As attention centers on the thousands of unaccompanied minors crossing the Texas-Mexico border, activists in the Rio Grande Valley are working hard to ensure that their ongoing campaigns continue to gain traction after the current crisis subsides.

U.S. Border Patrol agents patrolling in the Rio Grande Valley.

BROWNSVILLE — After reports in March of three undocumented Honduran migrants being assaulted by a Border Patrol agent, who was later found dead from a self-inflicted gunshot, immigration activists decided to form a group to determine whether migrants were being routinely abused.

At the same time, the American Civil Liberties Union of Texas has been contributing to a yearslong effort to document possible abuses of border residents by federal agents. The group was also planning to join a multistate campaign to help border residents understand their legal rights if they were stopped by law enforcement officials while crossing back from Mexico.
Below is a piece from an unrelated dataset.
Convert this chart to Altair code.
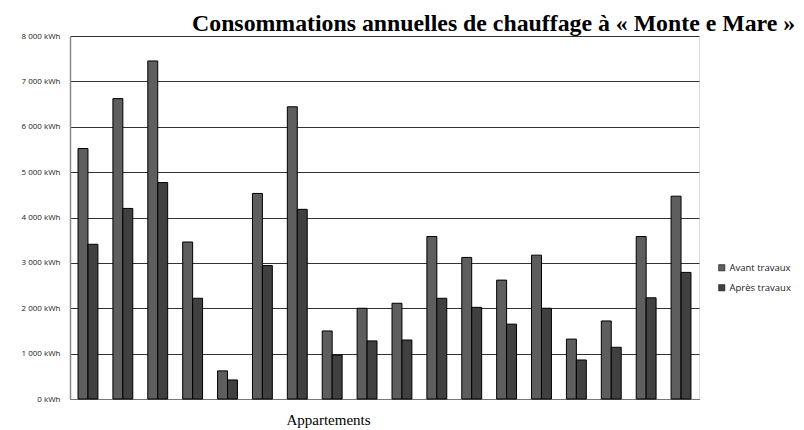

But organizers say both efforts have been drowned recently by the national attention on the arrival of tens of thousands of Central Americans — including a surge of unaccompanied minors — who have crossed the border illegally.

“It’s going forward, but it’s overshadowed by the children,” Michael Seifert, the network director of the Rio Grande Valley's Equal Voice Network, a network of community organizations, said of the residents’ group that was formed after the March incident. “But it’s all relevant. The big question was: If the guy hadn’t killed himself, would we have ever known how much this happens?”
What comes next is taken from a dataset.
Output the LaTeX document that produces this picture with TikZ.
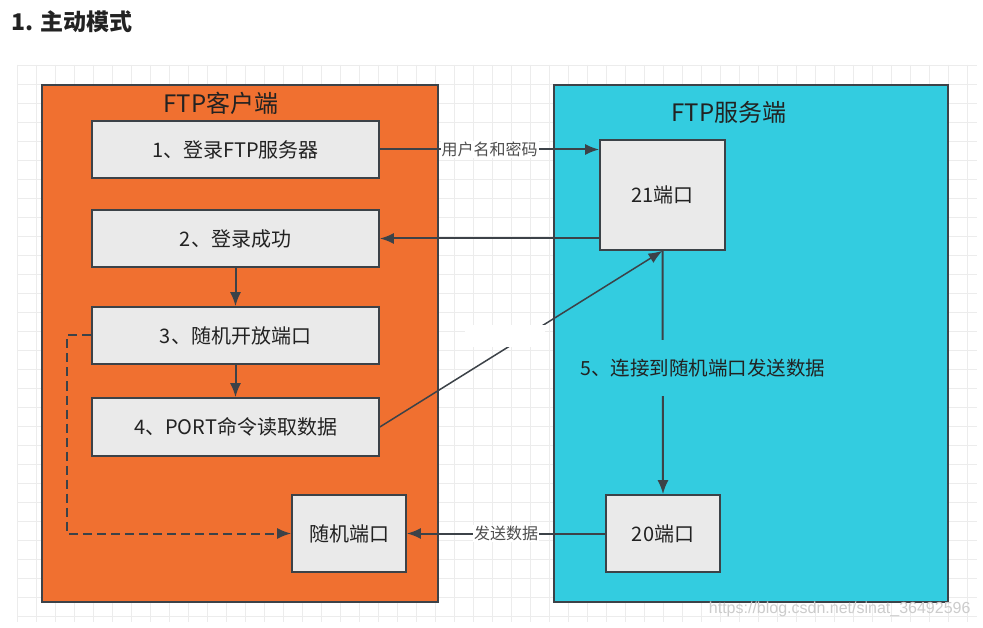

Those living on the border hope that the increased attention on the area will teach more people about the complexities of life here and help the region address longstanding issues that will still be here after the current crisis stops making headlines.

On the Texas side of the Brownsville and Matamoros International Bridge last week, ACLU members gave residents wallet-size pamphlets with information on their rights when they are stopped by law enforcement, including questioning, detention and search-and-seizure procedures.

The campaign, part of a multistate “Revitalize Not Militarize” effort and spearheaded by the Southern Border Communities Coalition, was planned before the immigration crisis.

“The idea is to address the culture of impunity that’s been going on for a long time,” said Brooke Lyssy, a border rights fellow with the Equal Voice Network. “This was planned by the ACLU of New Mexico, but it definitely does fall at a very intense time for border issues.”

The spotlight on the border has brought other groups to South Texas, hoping to gain attention for particular immigration issues.

Last week in nearby McAllen, dozens of activists, including several who were undocumented, held a three-day vigil near a church acting as a temporary shelter for some of the migrants.

Organizers said they came to show support for the children and to call for their humane treatment, but that the situation also needed to be seen in the broader context of the debate over immigration reform.

“This is something that requires a lot of attention, something that deserves a lot of media attention,” said Mario Carrillo, the communications manager for United We Dream, a coalition that advocates immigrants' rights and lobbies in support of the DREAM Act, which would create a formal path to citizenship for young people who came here as children. “But I think within that we have to remember some of the things that cause these types of crisis. When this happened, it really did solidify our point, that the system is broken, that it is something that is not sustainable.”

With activism comes a risk of criticism.

Jose Antonio Vargas, a Pulitzer Prize-winning journalist, was the highest-profile activist in McAllen, supporting the migrants. But attention shifted to Vargas himself after he was detained by the Border Patrol. He was eventually released, but the incident raised questions about whether his visit was part of a larger effort to gain publicity.

Vargas insisted that he never intended to be detained when he came to South Texas.